The cruelest of own goals by Bassett spelled defeat and some heart-wrenching scenes as the defender self-imploded with grief at the final whistle. I’ve known "Bass" since she was 17, that’s 14 years now and counting, and she’s the last person you would wish that misfortune on.

But despite the burden of a bad, bad memory, she played against Germany and had a fine game. Bassett was one of England’s outstanding players as Sampson’s team overachieved at a tournament that was the springboard for what is certain to be a climb in the world rankings, when the new figures are released later this week, to fifth place—their highest-ever position.

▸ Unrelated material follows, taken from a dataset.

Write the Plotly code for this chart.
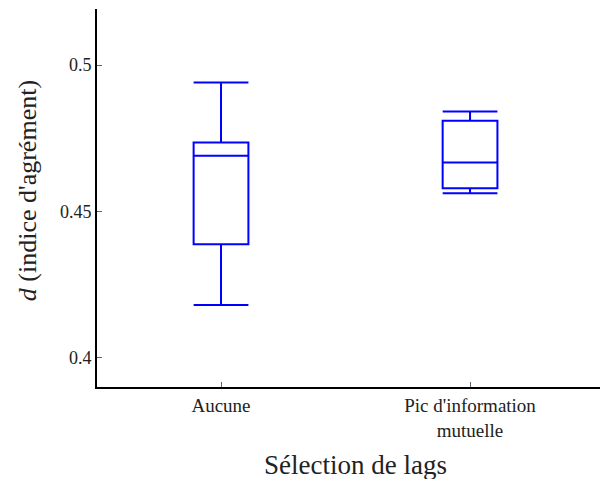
import plotly.graph_objects as go

categories = ["Aucune", "Pic d'information<br>mutuelle"]
lower = [0.4180, 0.4562]
q1 = [0.4388, 0.4579]
median = [0.4690, 0.4667]
q3 = [0.4736, 0.4810]
upper = [0.4941, 0.4842]

serif = "Liberation Serif, DejaVu Serif, serif"

fig = go.Figure()
fig.add_trace(go.Box(
    x=[0, 1], q1=q1, median=median, q3=q3,
    lowerfence=lower, upperfence=upper,
    width=0.22, whiskerwidth=1,
    line=dict(color="#0000ff", width=2),
    fillcolor="rgba(0,0,0,0)",
    boxpoints=False, showlegend=False, hoverinfo="skip",
))

# page body has an 8px margin, so the figure is shifted by that much
fig.update_layout(
    width=600, height=471,
    margin=dict(l=89, r=0, t=1, b=92),
    plot_bgcolor="white", paper_bgcolor="white",
    font=dict(family=serif, color="#222"),
)
fig.update_xaxes(
    range=[-0.498, 1.554],
    tickvals=[0, 1], ticktext=categories,
    tickfont=dict(size=19, family=serif),
    showline=True, linecolor="black", linewidth=2,
    ticks="inside", ticklen=5, tickcolor="#666", tickwidth=1,
    showgrid=False, zeroline=False,
)
fig.update_yaxes(
    range=[0.390, 0.5192],
    tickvals=[0.4, 0.45, 0.5], ticktext=["0.4", "0.45", "0.5"],
    tickfont=dict(size=18, family=serif),
    showline=True, linecolor="black", linewidth=2,
    ticks="inside", ticklen=5, tickcolor="#666", tickwidth=1,
    showgrid=False, zeroline=False,
)
fig.add_annotation(
    text="<i>d</i> (indice d'agrément)", xref="paper", yref="paper",
    x=0, y=0.518, xshift=-70, textangle=-90, xanchor="center", yanchor="middle",
    showarrow=False, font=dict(size=26, family=serif, color="#222"),
)
fig.add_annotation(
    text="Sélection de lags", xref="paper", yref="paper",
    x=0.505, y=0, yshift=-78, xanchor="center", yanchor="middle",
    showarrow=False, font=dict(size=27, family=serif, color="#222"),
)

fig.write_html("out.html")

The rise and rise of England during Sampson’s 18 months in charge has been met with much praise, though there have been some dissenters. Japan coach Sasaki called their attacking style “simple,” and his players described it as “weird.”
And when I bumped into former USA head coach April Heinrichs in my hotel in Edmonton a couple of days after England’s victory over Canada, she was critical of the way Sampson’s team had played the last hour of the match.
“They couldn’t kick the ball straight,” she said. “Instead of playing the ball out from defence they were hitting it as far as they could, and Canada just kept coming back at them.” Long-ball tactics, eh—who’d have ‘em? Sampson had them quite often during this now-completed tournament, but love or hate the tactic, it worked more than well enough whenever it was deployed by the England coach.
Given that the USA returned to the World Cup glories they had enjoyed in the 1990s and that we saw the emergence of countries such as Australia, my team of the tournament was England. Yes, I have a vested interest as I’m from Blighty, but I feel that a lot of neutrals around the world would agree with me.
Tony Leighton covered the Women's World Cup on location in Canada.